The picture, which formed part of the borough council's "No Messin" push to curb public dog fouling, shows a young boy feasting on some canine excrement, while a second image in the series depicts a dog urinating on some money.

dog poo

The poster has so far had 883,014 hits on Imgur and has been covered from publications ranging from national papers in the UK to the New York Daily News.

Although the image was posted onto the website 'Epic Fail', many commenters reflected that the point of the poster seemed to have been lost amidst the media coverage.

Ashley Price wrote: "I don't believe this is technically a fail, as they're trying to attract young people's attention."

"Yum, fudge brownies," another commenter noted.

In a statement sent to The Huffington Post UK, Spelthorne Borough Council defended its use of the imagery.

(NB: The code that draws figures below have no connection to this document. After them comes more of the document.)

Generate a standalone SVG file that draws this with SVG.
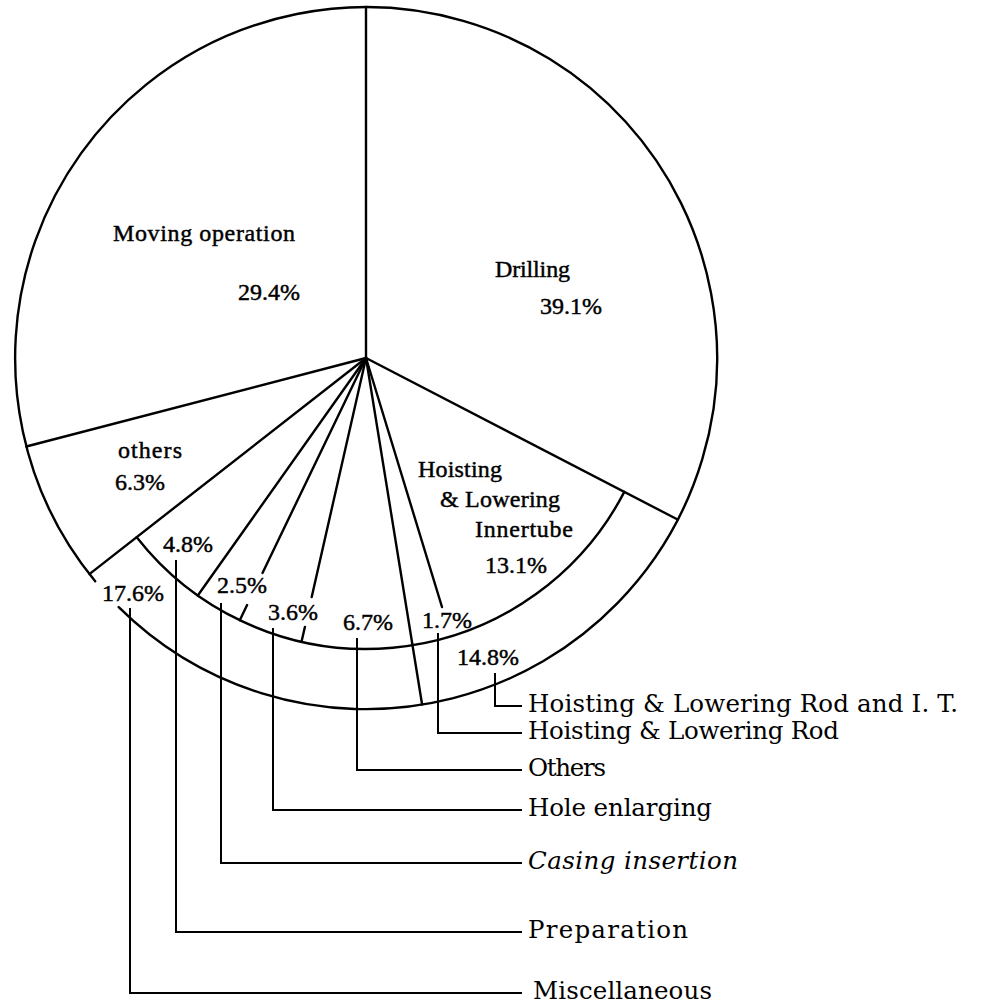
<svg xmlns="http://www.w3.org/2000/svg" width="999" height="1007" viewBox="0 0 999 1007">
<style>
.ln{fill:none;stroke:#000;stroke-width:2.4;stroke-linecap:round;stroke-linejoin:miter}
.ld{fill:none;stroke:#000;stroke-width:2}
.pl{font-family:"Liberation Serif","DejaVu Serif",serif;font-size:24px;fill:#000;stroke:#000;stroke-width:0.45}
.rl{font-family:"DejaVu Serif","Liberation Serif",serif;font-size:24.5px;fill:#000}
</style>
<rect width="999" height="1007" fill="#fff"/>
<g id="pie-outline">
<path class="ln" d="M95.2 581.3 A351 351 0 1 1 118.7 607.1"/>
<path class="ln" d="M624.3 491.9 A291 291 0 0 1 136.7 537.2"/>
</g>
<g id="connectors">
<path class="ln" d="M366 358 L366 7"/>
<path class="ln" d="M366 358 L26.3 446.5"/>
<path class="ln" d="M366 358 L89.4 574.1"/>
<path class="ln" d="M366 358 L197.8 595.5"/>
<path class="ln" d="M366 358 L262.5 573 M247.1 605 L239.8 620.2"/>
<path class="ln" d="M366 358 L311.7 597 M304.9 627 L301.5 641.8"/>
<path class="ln" d="M366 358 L422.1 704.5"/>
<path class="ln" d="M366 358 L442 607"/>
<path class="ln" d="M366 358 L677.6 519.5"/>
<path class="ld" d="M130 608 V993 H522"/>
<path class="ld" d="M176 560 V932 H522"/>
<path class="ld" d="M221 603 V863 H522"/>
<path class="ld" d="M273 628 V810 H522"/>
<path class="ld" d="M357 638 V770 H522"/>
<path class="ld" d="M438 633 V733 H522"/>
<path class="ld" d="M495 673 V706 H522"/>
</g>
<g id="moving-operation"><text class="pl" x="113" y="241" textLength="182">Moving operation</text><text class="pl" x="238" y="300">29.4%</text></g>
<g id="drilling"><text class="pl" x="495" y="277" textLength="75">Drilling</text><text class="pl" x="540" y="314">39.1%</text></g>
<g id="others-main"><text class="pl" x="118" y="458" textLength="64">others</text><text class="pl" x="115" y="490">6.3%</text></g>
<g id="innertube"><text class="pl" x="418" y="477" textLength="84">Hoisting</text><text class="pl" x="440" y="507" textLength="120">&amp; Lowering</text><text class="pl" x="475" y="537" textLength="98">Innertube</text><text class="pl" x="485" y="573">13.1%</text></g>
<g id="preparation-pct"><text class="pl" x="163" y="552">4.8%</text></g>
<g id="casing-pct"><text class="pl" x="217" y="593">2.5%</text></g>
<g id="hole-pct"><text class="pl" x="268" y="620">3.6%</text></g>
<g id="others-pct"><text class="pl" x="343" y="630">6.7%</text></g>
<g id="rod-pct"><text class="pl" x="422" y="628">1.7%</text></g>
<g id="misc-pct"><text class="pl" x="102" y="601">17.6%</text></g>
<g id="rodit-pct"><text class="pl" x="457" y="665">14.8%</text></g>
<g id="legend">
<text class="rl" x="528" y="712" textLength="430">Hoisting &amp; Lowering Rod and I. T.</text>
<text class="rl" x="528" y="739" textLength="311">Hoisting &amp; Lowering Rod</text>
<text class="rl" x="528" y="776" textLength="78">Others</text>
<text class="rl" x="528" y="816" textLength="184">Hole enlarging</text>
<text class="rl" x="528" y="869" font-style="italic" textLength="210">Casing insertion</text>
<text class="rl" x="528" y="938" textLength="160">Preparation</text>
<text class="rl" x="533" y="999" textLength="179">Miscellaneous</text>
</g>
</svg>
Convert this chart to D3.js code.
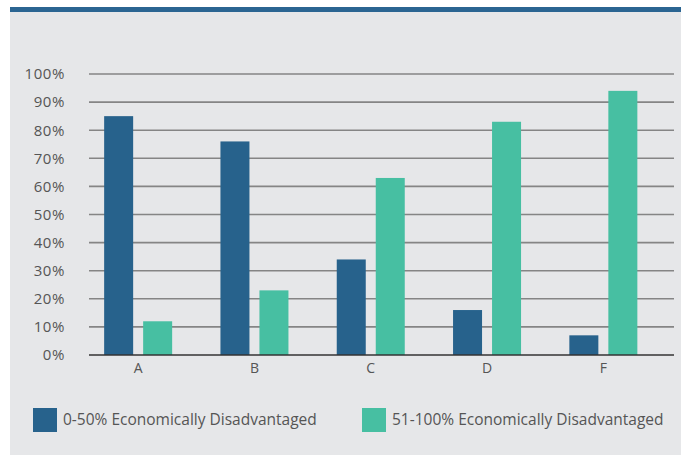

The council said it needed to be "hard-hitting" to have an effect after Borough residents complained about owners who do not clean up after their pets.

dog poo

Park users were "having their otherwise pleasant experience blighted," a spokesman said.

Dog waste, as well as being unsightly, is dangerous and contains a parasitic worm which, if ingested, can cause blindness, the council added.

"The campaign is hard hitting and encourages everyone to take a stand against this issue."

"The Council takes the view that these kinds of messages and imagery are necessary to have the required effect. It is using a number of different images and messages to deal with this problem which, it hopes, will persuade people to act more responsibly."